The myth of American military dominance

One commonly made assumption is that the United States has for decades enjoyed conventional military dominance, the ability to defeat any other actor in a conventional fight. The assumption of historic military dominance, often understood as fact, is almost entirely unsupported by meaningful evidence. While the U.S. military is unquestionably powerful, dominance cannot be measured by defense spending or even training. Dominance can only be measured through performance, and the United States’ history does not support a narrative of conventional military dominance…

Understandably, this discussion seems to have influenced how the American public sees its military as well. Gallup polling shows that over the past three decades a majority of Americans believed that the United States is the world’s preeminent military. Every one of the abovementioned experts and leaders spoke in good faith, but from a shared assumption about the character of global military power. This belief, founded in an underexamined narrative, is worthy of further scrutiny…

There are other arguments one can use to claim the United States can dominate adversaries in conventional military conflict. The first and most often referenced reason Americans are confident in their military is defense spending. The United States spent $596 billion on defense annually in 2016, $19 billion more than the $567 billion spent by the seven next most prolific countries. Few people, when asked directly, would argue that better funding ensures military victory. Despite this, the American military’s budget still serves as a source of reassurance to both policymakers and the American people, who somewhat justifiably assume that higher defense spending leads to more effective military forces.
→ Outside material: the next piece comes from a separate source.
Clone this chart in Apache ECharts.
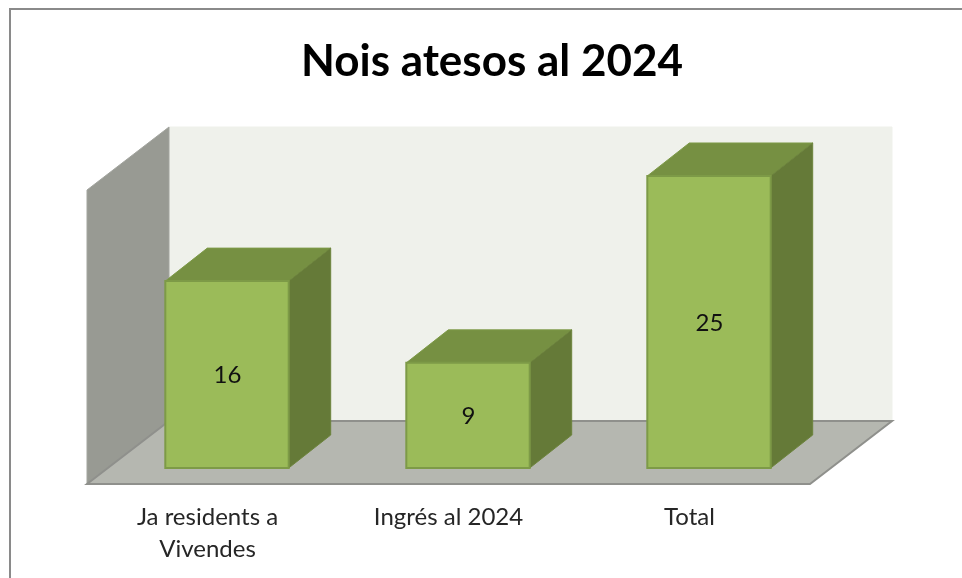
<!DOCTYPE html>
<html>
<head>
<meta charset="utf-8">
<title>Nois atesos al 2024</title>
<script src="https://cdn.jsdelivr.net/npm/echarts@6/dist/echarts.min.js"></script>
<style>
  html, body { margin: 0; padding: 0; background: #fff; }
  #grafico { width: 962px; height: 578px; }
</style>
</head>
<body>
<div id="grafico"></div>
<script>
// Dades del gràfic
const categories = ['Ja residents a\nVivendes', 'Ingrés al 2024', 'Total'];
const valors = [16, 9, 25];
const titol = 'Nois atesos al 2024';

// Perspectiva de la caixa 3D (en píxels)
const fonsX = 82, fonsY = 63;     // profunditat de parets i terra
const marcaX = 20, marcaY = 16;   // separació de la barra respecte la vora del terra
const barraX = 42, barraY = 33;   // profunditat de la barra

function poligon(punts, fill, stroke, lineWidth) {
    return {
        type: 'polygon',
        shape: { points: punts },
        style: { fill: fill, stroke: stroke || fill, lineWidth: lineWidth || 1 }
    };
}

// Parets i terra
function dibuixaFons(params) {
    const c = params.coordSys;
    const esq = c.x, dre = c.x + c.width, dalt = c.y, baix = c.y + c.height;
    return {
        type: 'group',
        children: [
            poligon([[esq + fonsX, dalt - fonsY], [dre + fonsX, dalt - fonsY], [dre + fonsX, baix - fonsY], [esq + fonsX, baix - fonsY]], '#eff1eb', '#eff1eb'),
            poligon([[esq, dalt], [esq + fonsX, dalt - fonsY], [esq + fonsX, baix - fonsY], [esq, baix]], '#989a93', '#a3a59f'),
            poligon([[esq, baix], [esq + fonsX, baix - fonsY], [dre + fonsX, baix - fonsY], [dre, baix]], '#b5b7b0', '#8f908c', 2)
        ]
    };
}

// Barra 3D: cara frontal, tapa i lateral
function dibuixaBarra(params, api) {
    const dalt = api.coord([api.value(0), api.value(1)]);
    const baix = api.coord([api.value(0), 0]);
    const ample = api.size([1, 0])[0] * 0.512;
    const x0 = dalt[0] - ample / 2 + marcaX - 0.5, x1 = x0 + ample;
    const y0 = dalt[1] - marcaY, y1 = baix[1] - marcaY;
    return {
        type: 'group',
        children: [
            poligon([[x0, y0], [x0 + barraX, y0 - barraY], [x1 + barraX, y0 - barraY], [x1, y0]], '#769042', '#7d9a47'),
            poligon([[x1, y0], [x1 + barraX, y0 - barraY], [x1 + barraX, y1 - barraY], [x1, y1]], '#657a38', '#6d843d'),
            poligon([[x0, y0], [x1, y0], [x1, y1], [x0, y1]], '#9bbb59', '#7d9a47', 2),
            {
                type: 'text',
                style: {
                    x: (x0 + x1) / 2 + 0.5,
                    y: (y0 + y1) / 2 + 1,
                    text: String(api.value(1)),
                    fill: '#111111',
                    font: '24px Lato',
                    align: 'center',
                    verticalAlign: 'middle'
                }
            }
        ]
    };
}

const grafico = echarts.init(document.getElementById('grafico'));
grafico.setOption({
    animation: false,
    backgroundColor: '#ffffff',
    title: {
        text: titol,
        left: 492,
        top: 62,
        padding: 0,
        textAlign: 'center',
        textVerticalAlign: 'middle',
        textStyle: { fontFamily: 'Lato', fontWeight: 'bold', fontSize: 44, color: '#000000' }
    },
    // Marc del gràfic, talla per la dreta i per baix
    graphic: [{
        type: 'rect',
        silent: true,
        shape: { x: 10, y: 9, width: 1000, height: 1000 },
        style: { fill: 'transparent', stroke: '#8a8a8a', lineWidth: 2 }
    }],
    grid: { left: 87, right: 152, top: 190, bottom: 94 },
    xAxis: {
        type: 'category',
        data: categories,
        axisLine: { show: false },
        axisTick: { show: false },
        axisLabel: {
            interval: 0,
            margin: 17,
            lineHeight: 32,
            fontFamily: 'Lato',
            fontSize: 24,
            color: '#262626'
        }
    },
    yAxis: { type: 'value', min: 0, max: 25.17, show: false, splitLine: { show: false } },
    series: [
        { type: 'custom', renderItem: dibuixaFons, data: [[0, 0]], clip: false, silent: true, z: 1 },
        { type: 'custom', renderItem: dibuixaBarra, data: valors.map((v, i) => [i, v]), encode: { x: 0, y: 1 }, clip: false, z: 2 }
    ]
});
</script>
</body>
</html>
Unfortunately, defense spending does not directly correlate with military effectiveness. Stephen Biddle notes that tactical proficiency is significantly more important than, and not directly related to, defense spending. Operational and strategic proficiency are even more important than tactical proficiency, and even less directly correlated to defense spending. It is also difficult to compare American military spending to other states, as the United States spends a disproportionate amount on personnel costs.